4月は「異常反応」、政府は「国民のいいなり」

仮説2は「コロナウイルス自体は変化していないかもしれないが、人々は、新型コロナをもはや恐れなくなった」という説だ。

これは、現実に当てはまると私は見ている。「なぜ今や恐れないのか」というよりも「4月になぜあれだけ恐れていたのか」の方が正しい謎であって、4月と7月で反応が違うことは「ベンチマークをどちらに採るかの違い」であり、4月の方が異常反応だったと思われる。

ちなみに、政府の対応がまるで違うのは、この人々の反応をそのまま反映しただけで、政府は何も変わっていない。良くも悪くも、ポピュリズムで、国民の言いなりに動いているだけだ。ただ、動きが遅いので、人々が数週間から1カ月前に要求したことをやっているので、人々の要求が1カ月で大きく変わってしまうと、政府の対応が間抜けに見えるだけのことだ。「何をいまさら」と批判を受ける。

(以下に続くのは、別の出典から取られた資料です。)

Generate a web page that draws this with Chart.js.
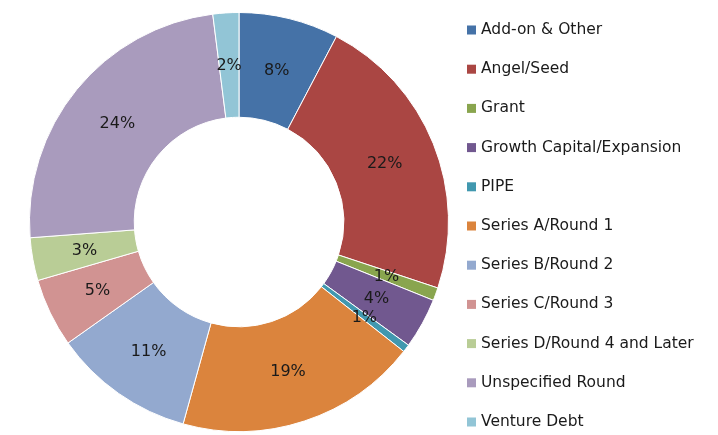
<!DOCTYPE html>
<html>
<head>
<meta charset="utf-8">
<script src="https://cdn.jsdelivr.net/npm/chart.js@4.4.0/dist/chart.umd.min.js"></script>
<style>
  html, body { margin: 0; padding: 0; background: #fff; }
  #wrap { width: 718px; height: 435px; position: relative; }
</style>
</head>
<body>
<div id="wrap"><canvas id="chart"></canvas></div>
<script>
const categories = [
  "Add-on & Other",
  "Angel/Seed",
  "Grant",
  "Growth Capital/Expansion",
  "PIPE",
  "Series A/Round 1",
  "Series B/Round 2",
  "Series C/Round 3",
  "Series D/Round 4 and Later",
  "Unspecified Round",
  "Venture Debt"
];
const shares = [7.7, 22.4, 1.0, 3.9, 0.6, 18.7, 10.9, 5.3, 3.3, 24.2, 2.0];
const colors = [
  "#4572A7", "#AA4643", "#89A54E", "#71588F", "#4198AF",
  "#DB843D", "#93A9CF", "#D19392", "#B9CD96", "#A99BBD", "#92C5D6"
];

const fontFamily = "'DejaVu Sans', sans-serif";

// percentage labels in the middle of each slice
const sliceLabels = {
  id: "sliceLabels",
  afterDatasetsDraw(chart) {
    const ctx = chart.ctx;
    const meta = chart.getDatasetMeta(0);
    const total = shares.reduce((a, b) => a + b, 0);
    ctx.save();
    ctx.font = "16px " + fontFamily;
    ctx.fillStyle = "#1a1a1a";
    ctx.textAlign = "center";
    ctx.textBaseline = "middle";
    meta.data.forEach((arc, i) => {
      const pos = arc.tooltipPosition();
      const pct = Math.round(shares[i] / total * 100);
      ctx.fillText(pct + "%", pos.x, pos.y + 1);
    });
    ctx.restore();
  }
};

// legend on the right side
const sideLegend = {
  id: "sideLegend",
  afterDraw(chart) {
    const ctx = chart.ctx;
    ctx.save();
    ctx.font = "15.5px " + fontFamily;
    ctx.textBaseline = "middle";
    categories.forEach((name, i) => {
      const y = 30 + i * 39.2;
      ctx.fillStyle = colors[i];
      ctx.fillRect(467, y - 4.5, 9, 9);
      ctx.fillStyle = "#1a1a1a";
      ctx.fillText(name, 481, y);
    });
    ctx.restore();
  }
};

new Chart(document.getElementById("chart"), {
  type: "doughnut",
  data: {
    labels: categories,
    datasets: [{
      data: shares,
      backgroundColor: colors,
      borderColor: "#ffffff",
      borderWidth: 1
    }]
  },
  options: {
    responsive: true,
    maintainAspectRatio: false,
    animation: false,
    cutout: "50%",
    layout: { padding: { left: 29, right: 269, top: 12, bottom: 3 } },
    plugins: {
      legend: { display: false },
      tooltip: { enabled: false }
    }
  },
  plugins: [sliceLabels, sideLegend]
});
</script>
</body>
</html>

実際「マスクがない、韓国ではマスクを配布している」という声が高まったのが3月で、それに官邸の腰の軽い官僚が乗っかっただけなのが、アベノマスクである。「Go Toキャンペーン」も、「地方がかわいそうだ、疲弊している、スナックなど夜の飲食店、観光地の人々を救え」、という世論が高まっていたことに反応した。実際、地方の観光団体、旅行代理店業者たちも悲鳴を上げていたので、浮動票の人々への人気取り、および固定票の支持者たちに対する利益誘導で動いただけで、典型的な政治的政策である。

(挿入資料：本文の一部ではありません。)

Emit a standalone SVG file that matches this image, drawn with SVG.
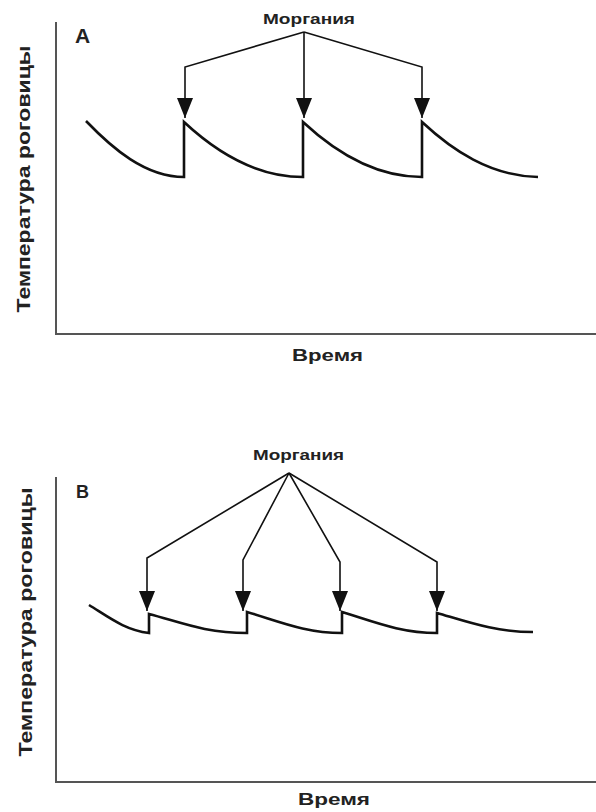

それがここまで批判を浴びるのは、対応が稚拙だったとは言え、少し気の毒だ。「政府は愚かだ」と批判している人々は、「1カ月前の自分は非常に愚かだ」、と言っていることに他ならないことに、そろそろ気づいたほうがいい。そして、世の中を動かしているのは、官邸ではなく、世論でありメディアであることに気づかないふりをするのはやめるべきだ。